* _EXERCISE INSTRUCTIONS_
Please transcribe the data that follows without the pictures, keeping every word the same.
** BEGIN **
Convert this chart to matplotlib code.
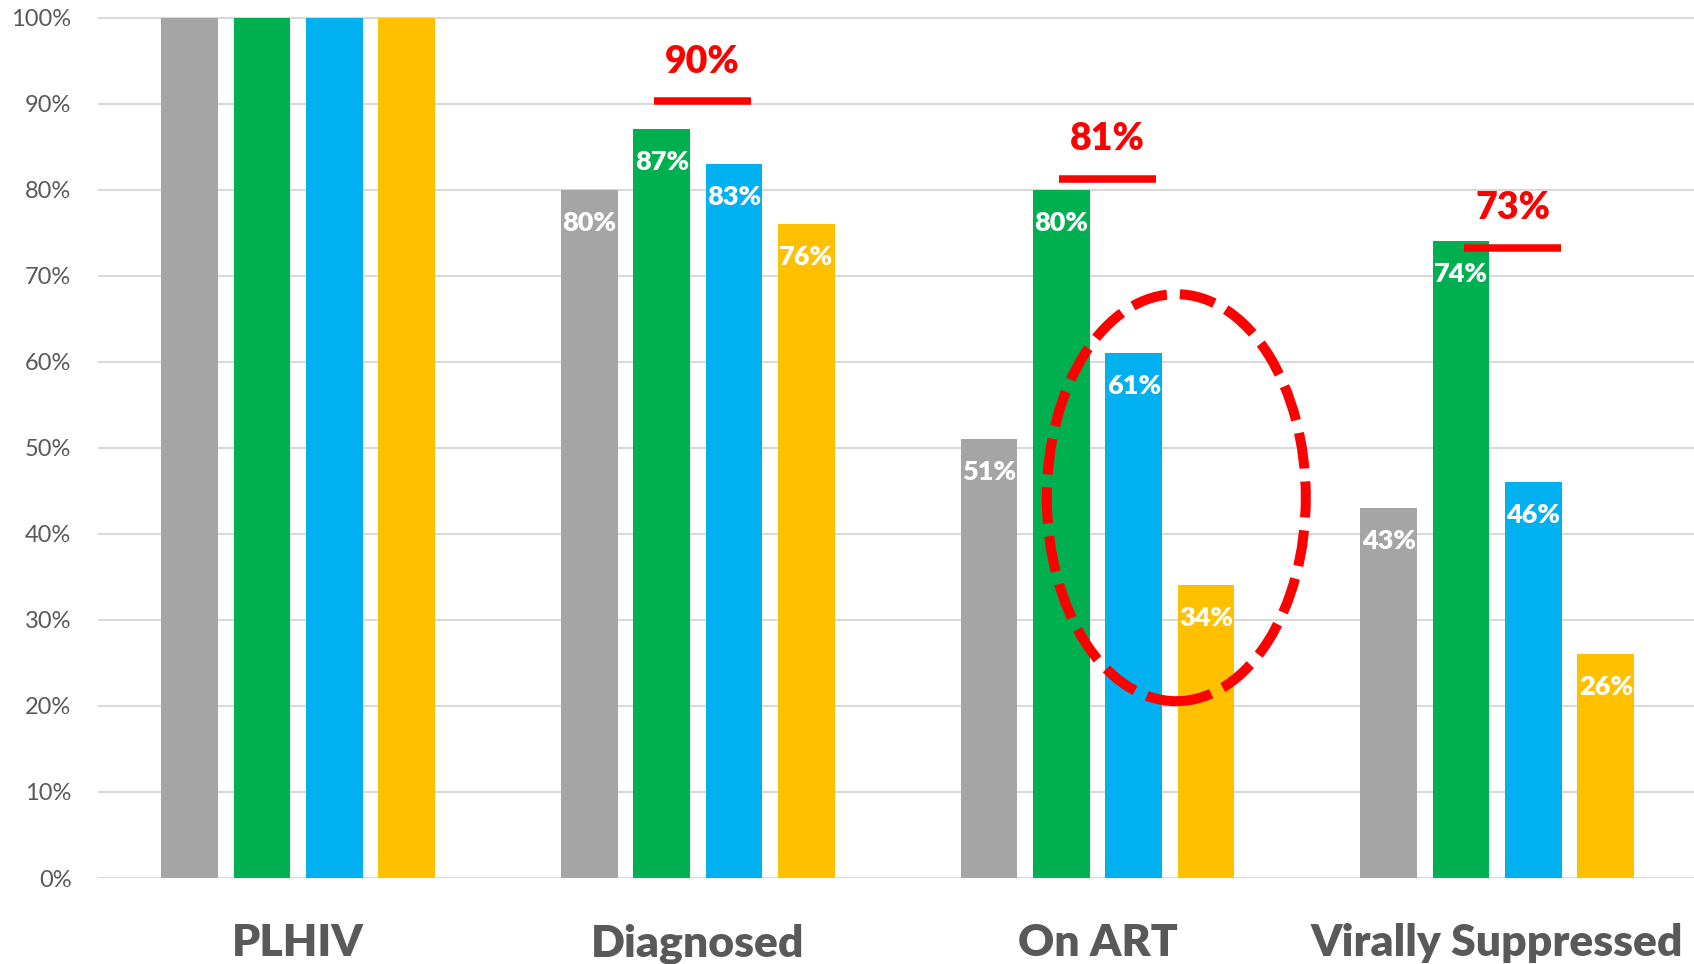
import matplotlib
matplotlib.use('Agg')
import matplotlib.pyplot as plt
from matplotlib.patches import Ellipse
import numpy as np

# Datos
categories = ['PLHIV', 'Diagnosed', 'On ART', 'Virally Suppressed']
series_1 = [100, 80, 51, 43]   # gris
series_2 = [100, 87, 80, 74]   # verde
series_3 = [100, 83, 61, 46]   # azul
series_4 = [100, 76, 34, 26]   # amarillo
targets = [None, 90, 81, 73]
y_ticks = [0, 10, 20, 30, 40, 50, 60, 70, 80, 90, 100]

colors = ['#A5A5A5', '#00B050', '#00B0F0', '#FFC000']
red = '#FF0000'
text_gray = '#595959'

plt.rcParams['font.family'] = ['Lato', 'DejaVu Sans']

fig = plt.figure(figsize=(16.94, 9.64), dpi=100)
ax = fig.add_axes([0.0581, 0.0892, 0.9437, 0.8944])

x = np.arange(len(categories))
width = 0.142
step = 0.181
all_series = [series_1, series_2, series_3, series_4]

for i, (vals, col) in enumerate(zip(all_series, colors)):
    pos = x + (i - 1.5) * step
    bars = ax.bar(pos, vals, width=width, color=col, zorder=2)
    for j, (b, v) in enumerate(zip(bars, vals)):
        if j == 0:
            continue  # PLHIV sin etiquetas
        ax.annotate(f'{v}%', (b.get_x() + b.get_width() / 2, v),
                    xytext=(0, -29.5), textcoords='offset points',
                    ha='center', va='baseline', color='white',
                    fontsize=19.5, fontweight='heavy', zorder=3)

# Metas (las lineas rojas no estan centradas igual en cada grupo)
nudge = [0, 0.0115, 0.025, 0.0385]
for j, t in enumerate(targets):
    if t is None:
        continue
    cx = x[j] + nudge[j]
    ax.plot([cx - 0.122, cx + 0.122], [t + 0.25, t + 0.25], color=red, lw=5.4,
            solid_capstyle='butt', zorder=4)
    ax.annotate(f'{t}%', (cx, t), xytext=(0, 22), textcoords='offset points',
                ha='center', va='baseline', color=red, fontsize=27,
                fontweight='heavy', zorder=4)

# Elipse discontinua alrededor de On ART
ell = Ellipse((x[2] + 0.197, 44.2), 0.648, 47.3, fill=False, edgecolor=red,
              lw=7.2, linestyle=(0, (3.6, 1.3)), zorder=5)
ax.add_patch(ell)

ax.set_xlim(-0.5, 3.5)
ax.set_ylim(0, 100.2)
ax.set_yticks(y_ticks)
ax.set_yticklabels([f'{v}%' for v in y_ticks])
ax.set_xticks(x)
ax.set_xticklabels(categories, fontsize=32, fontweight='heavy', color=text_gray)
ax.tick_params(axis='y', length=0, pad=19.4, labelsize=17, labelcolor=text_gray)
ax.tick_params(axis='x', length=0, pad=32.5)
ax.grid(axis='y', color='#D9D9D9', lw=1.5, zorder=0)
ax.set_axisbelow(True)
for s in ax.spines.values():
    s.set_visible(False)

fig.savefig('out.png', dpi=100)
** END **
* _RESPONSE TO THIS TASK_
Convert this chart to matplotlib code.
import matplotlib
matplotlib.use('Agg')
import matplotlib.pyplot as plt
from matplotlib.patches import Ellipse
import numpy as np

# Datos
categories = ['PLHIV', 'Diagnosed', 'On ART', 'Virally Suppressed']
series_1 = [100, 80, 51, 43]   # gris
series_2 = [100, 87, 80, 74]   # verde
series_3 = [100, 83, 61, 46]   # azul
series_4 = [100, 76, 34, 26]   # amarillo
targets = [None, 90, 81, 73]
y_ticks = [0, 10, 20, 30, 40, 50, 60, 70, 80, 90, 100]

colors = ['#A5A5A5', '#00B050', '#00B0F0', '#FFC000']
red = '#FF0000'
text_gray = '#595959'

plt.rcParams['font.family'] = ['Lato', 'DejaVu Sans']

fig = plt.figure(figsize=(16.94, 9.64), dpi=100)
ax = fig.add_axes([0.0581, 0.0892, 0.9437, 0.8944])

x = np.arange(len(categories))
width = 0.142
step = 0.181
all_series = [series_1, series_2, series_3, series_4]

for i, (vals, col) in enumerate(zip(all_series, colors)):
    pos = x + (i - 1.5) * step
    bars = ax.bar(pos, vals, width=width, color=col, zorder=2)
    for j, (b, v) in enumerate(zip(bars, vals)):
        if j == 0:
            continue  # PLHIV sin etiquetas
        ax.annotate(f'{v}%', (b.get_x() + b.get_width() / 2, v),
                    xytext=(0, -29.5), textcoords='offset points',
                    ha='center', va='baseline', color='white',
                    fontsize=19.5, fontweight='heavy', zorder=3)

# Metas (las lineas rojas no estan centradas igual en cada grupo)
nudge = [0, 0.0115, 0.025, 0.0385]
for j, t in enumerate(targets):
    if t is None:
        continue
    cx = x[j] + nudge[j]
    ax.plot([cx - 0.122, cx + 0.122], [t + 0.25, t + 0.25], color=red, lw=5.4,
            solid_capstyle='butt', zorder=4)
    ax.annotate(f'{t}%', (cx, t), xytext=(0, 22), textcoords='offset points',
                ha='center', va='baseline', color=red, fontsize=27,
                fontweight='heavy', zorder=4)

# Elipse discontinua alrededor de On ART
ell = Ellipse((x[2] + 0.197, 44.2), 0.648, 47.3, fill=False, edgecolor=red,
              lw=7.2, linestyle=(0, (3.6, 1.3)), zorder=5)
ax.add_patch(ell)

ax.set_xlim(-0.5, 3.5)
ax.set_ylim(0, 100.2)
ax.set_yticks(y_ticks)
ax.set_yticklabels([f'{v}%' for v in y_ticks])
ax.set_xticks(x)
ax.set_xticklabels(categories, fontsize=32, fontweight='heavy', color=text_gray)
ax.tick_params(axis='y', length=0, pad=19.4, labelsize=17, labelcolor=text_gray)
ax.tick_params(axis='x', length=0, pad=32.5)
ax.grid(axis='y', color='#D9D9D9', lw=1.5, zorder=0)
ax.set_axisbelow(True)
for s in ax.spines.values():
    s.set_visible(False)

fig.savefig('out.png', dpi=100)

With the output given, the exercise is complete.